I can remember as a teenager knowing that I was going to be a math teacher. I was so confident about it. But now, as a 33 year old, I often STILL find myself wondering what I want to be when I grow up. (I’m as far away from being a math teacher as you could imagine. Pastors aren’t exactly known for their math skills.) To be honest, I’ve always kind of cringed when people talked about “calling”….trying to find it, or stepping into it, as if it’s just this thing you sign up for and it magically appears one day. I can’t tell you how many times I’ve secretly rolled my eyes when I hear about it.
So here’s the thing….I had an experience recently where I felt like I stepped directly into my calling. I didn’t even know it was coming. It just happened…..almost exactly as I just described above. God’s funny like that isn’t He? In September, I was one of the speakers at the Bloom Conference in Louisville, Kentucky, and I don’t know that I’ve ever felt as comfortable, as confident, or as alive as I felt while delivering that message. God was affirming in me what I refused to believe for so long – that He’s placed a desire in me to share His message through teaching and speaking.
For longer than I’d like to admit, I’ve looked to others for approval – I’ve listened to their idea of what I’m good at, what my gifts are, what box I fit into, and even louder are the voices who have told me what I’m not so good at, what my gifts are not, and what boxes I definitely have no business being in.
Instead of obsessing over my limitations, I want to trust that God will carry me to my purpose. Three years ago, I wanted to start writing, and I wanted to start teaching and speaking more, but I allowed the lies I was telling myself to keep me from taking any tangible steps to get there.
There are literally thousands of people doing the exact same thing….does the world really need one more?

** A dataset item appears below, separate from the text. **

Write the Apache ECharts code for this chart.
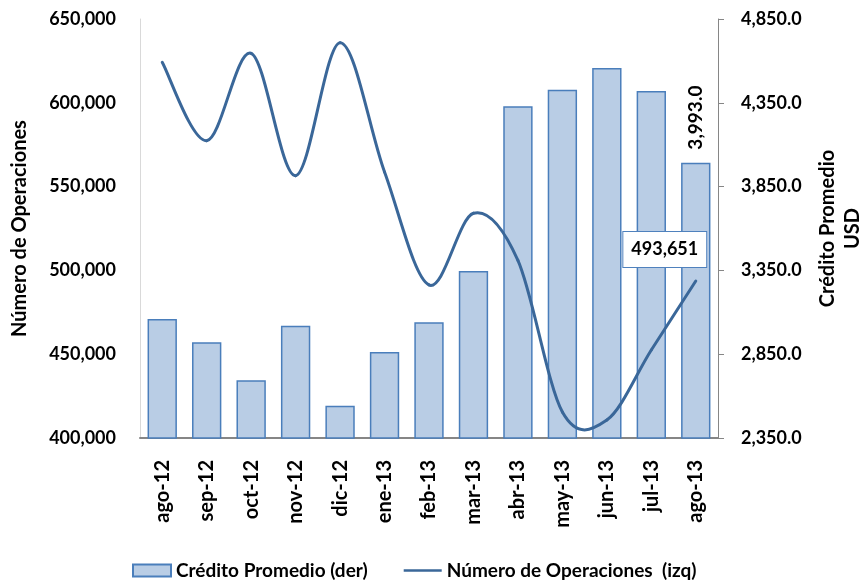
<!DOCTYPE html>
<html>
<head>
<meta charset="utf-8">
<script src="https://cdn.jsdelivr.net/npm/echarts@6/dist/echarts.min.js"></script>
<style>html,body{margin:0;padding:0;background:#fff;}#c{width:859px;height:584px;}</style>
</head>
<body>
<div id="c"></div>
<script>
const categories = ['ago-12','sep-12','oct-12','nov-12','dic-12','ene-13','feb-13','mar-13','abr-13','may-13','jun-13','jul-13','ago-13'];
const creditoPromedio = [3060, 2921, 2694, 3020, 2543, 2863, 3040, 3347, 4329, 4428, 4558, 4420, 3993.0];
const numeroOperaciones = [624200, 577400, 629500, 556500, 635900, 558700, 491300, 534100, 506000, 415500, 410700, 452500, 493651];
const leftTicks = {min: 400000, max: 650000, interval: 50000};
const rightTicks = {min: 2350, max: 4850, interval: 500};

const FONT = 'Lato';
const LINE_COLOR = '#3a6799';
const txt = size => ({fontFamily: FONT, fontWeight: 'bold', fontSize: size, color: '#000'});
const fmtInt = v => Math.round(v).toLocaleString('en-US');
const fmt1 = v => v.toLocaleString('en-US', {minimumFractionDigits: 1, maximumFractionDigits: 1});

const chart = echarts.init(document.getElementById('c'), null, {renderer: 'canvas'});
const last = creditoPromedio.length - 1;

// Smooth line (Catmull-Rom style, like the spreadsheet's smoothed line) drawn through the axis scales
function renderSmoothLine(params, api) {
  if (params.dataIndex !== 0) return null;
  const n = numeroOperaciones.length;
  const pts = numeroOperaciones.map((v, i) => api.coord([i, v]));
  const children = [];
  for (let i = 0; i < n - 1; i++) {
    const p0 = pts[i > 0 ? i - 1 : i];
    const p1 = pts[i];
    const p2 = pts[i + 1];
    const p3 = pts[i + 2 < n ? i + 2 : i + 1];
    children.push({
      type: 'bezierCurve',
      shape: {
        x1: p1[0], y1: p1[1], x2: p2[0], y2: p2[1],
        cpx1: p1[0] + (p2[0] - p0[0]) / 6, cpy1: p1[1] + (p2[1] - p0[1]) / 6,
        cpx2: p2[0] - (p3[0] - p1[0]) / 6, cpy2: p2[1] - (p3[1] - p1[1]) / 6
      },
      style: {fill: null, stroke: LINE_COLOR, lineWidth: 3, lineCap: 'round'}
    });
  }
  const pl = pts[n - 1];
  children.push({
    type: 'text',
    x: pl[0] - 31, y: pl[1] - 14,
    z2: 10,
    style: {
      text: fmtInt(numeroOperaciones[n - 1]),
      align: 'center', verticalAlign: 'bottom',
      fontFamily: FONT, fontWeight: 'bold', fontSize: 18, lineHeight: 19,
      fill: '#000', backgroundColor: '#fff', borderColor: '#4f81bd', borderWidth: 1,
      padding: [8, 8, 8, 8]
    }
  });
  return {type: 'group', children};
}

chart.setOption({
  animation: false,
  backgroundColor: '#fff',
  grid: {left: 140, right: 141, top: 19, bottom: 146, containLabel: false, outerBoundsMode: 'none'},
  legend: {
    bottom: 4, left: 132, padding: 0, itemGap: 36, itemWidth: 38, itemHeight: 12,
    textStyle: txt(19),
    data: [
      {name: 'Crédito Promedio (der)', icon: 'rect'},
      {name: 'Número de Operaciones  (izq)', icon: 'path://M0,0 H42 V3 H0 Z'}
    ]
  },
  xAxis: {
    type: 'category', data: categories,
    axisLine: {lineStyle: {color: '#868686', width: 2}},
    axisTick: {show: false},
    axisLabel: Object.assign({rotate: 90, margin: 22, interval: 0}, txt(20))
  },
  yAxis: [
    {
      type: 'value', position: 'left', min: leftTicks.min, max: leftTicks.max, interval: leftTicks.interval,
      name: 'Número de Operaciones', nameLocation: 'middle', nameRotate: 90, nameGap: 110,
      nameTextStyle: txt(20),
      axisLine: {show: true, lineStyle: {color: '#d9d9d9', width: 1}},
      axisTick: {show: false},
      splitLine: {show: false},
      axisLabel: Object.assign({margin: 24, formatter: fmtInt}, txt(18))
    },
    {
      type: 'value', position: 'right', min: rightTicks.min, max: rightTicks.max, interval: rightTicks.interval,
      name: 'Crédito Promedio\nUSD', nameLocation: 'middle', nameRotate: 90, nameGap: 97,
      nameTextStyle: Object.assign({lineHeight: 25}, txt(20)),
      axisLine: {show: true, lineStyle: {color: '#868686', width: 1}},
      axisTick: {show: true, inside: false, length: 6, lineStyle: {color: '#868686'}},
      splitLine: {show: false},
      axisLabel: Object.assign({margin: 23, formatter: fmt1}, txt(18))
    }
  ],
  series: [
    {
      name: 'Crédito Promedio (der)', type: 'bar', yAxisIndex: 1, barCategoryGap: '34%',
      itemStyle: {color: '#b9cde5', borderColor: '#4a7ebb', borderWidth: 1.5},
      data: creditoPromedio.map((v, i) => i === last ? {
        value: v,
        label: Object.assign({show: true, position: 'top', rotate: 90, align: 'left', verticalAlign: 'middle', distance: 13, formatter: p => fmt1(p.value)}, txt(19))
      } : v),
      z: 2
    },
    {
      name: 'Número de Operaciones  (izq)', type: 'custom', yAxisIndex: 0,
      itemStyle: {color: LINE_COLOR},
      encode: {x: 0, y: 1},
      data: numeroOperaciones.map((v, i) => [i, v]),
      renderItem: renderSmoothLine,
      z: 5
    }
  ]
});
</script>
</body>
</html>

What do I possibly have to say that hasn’t already been said?
Who will care to read, listen, share what I say?
I feel like there’s a movement right now reminding us that there IS enough room for all of us. Those lies that I’ve told myself for years….I’m working on believe the truths that can be found in them. Truths that tell me that the world does need one more voice. It literally does need every single one of us to speak up and use our voices for good. This is how I want to use mine.
I’m starting to believe that I do have things to say that haven’t been said. Or things that have been said but maybe not in the way I would say them, or maybe those words won’t make it to specific people unless I say them. That last lie, wondering who will care to read, listen, or share what I say? Of course that’s always going to be in the back of my mind, but I know that trusting God that He will use me how HE needs to, not how I want Him to is going to be essential. Maybe all of this is to help me start believing in myself. Maybe I’ll inspire ONE person to pursue their dream. That would make it all worth it.
This week someone referred to my decision to take this step as bold. The definition of bold is “a person showing an ability to take risks confidently and courageously”. Goodness Gracious. I can agree with the taking a risk part, but I don’t quite feel confident or courageous yet. I’m praying that will come in time, and I’m praying that I will follow the path that God lays out for me.
One thing I am confident of, is that if you’re reading this, you are most likely one of “my people”. You’re my tribe. I have been blessed, challenged, and inspired by a few very close friends who have been the biggest cheerleaders I could have imagined. But I’ve also been blown away by people who always take the time to encourage me. There IS enough room for all of us. Thank you for believing in me. For having my back. And for not making fun of me (at least to my face).
In this season of my life, more than ever, I want to be bold and authentic—I want to be Melinda. I don’t want to try to be perfect, I want to be who I was called to be. I want YOU to be bold as well. I don’t know what that would look like for you, but what I can promise is that it will feel terrifying and you’ll feel silly and awkward, but you’ll also feel so ALIVE. I want that for you, and God wants that for you. How will you make your dream into a plan? What would it take for you to be bold today?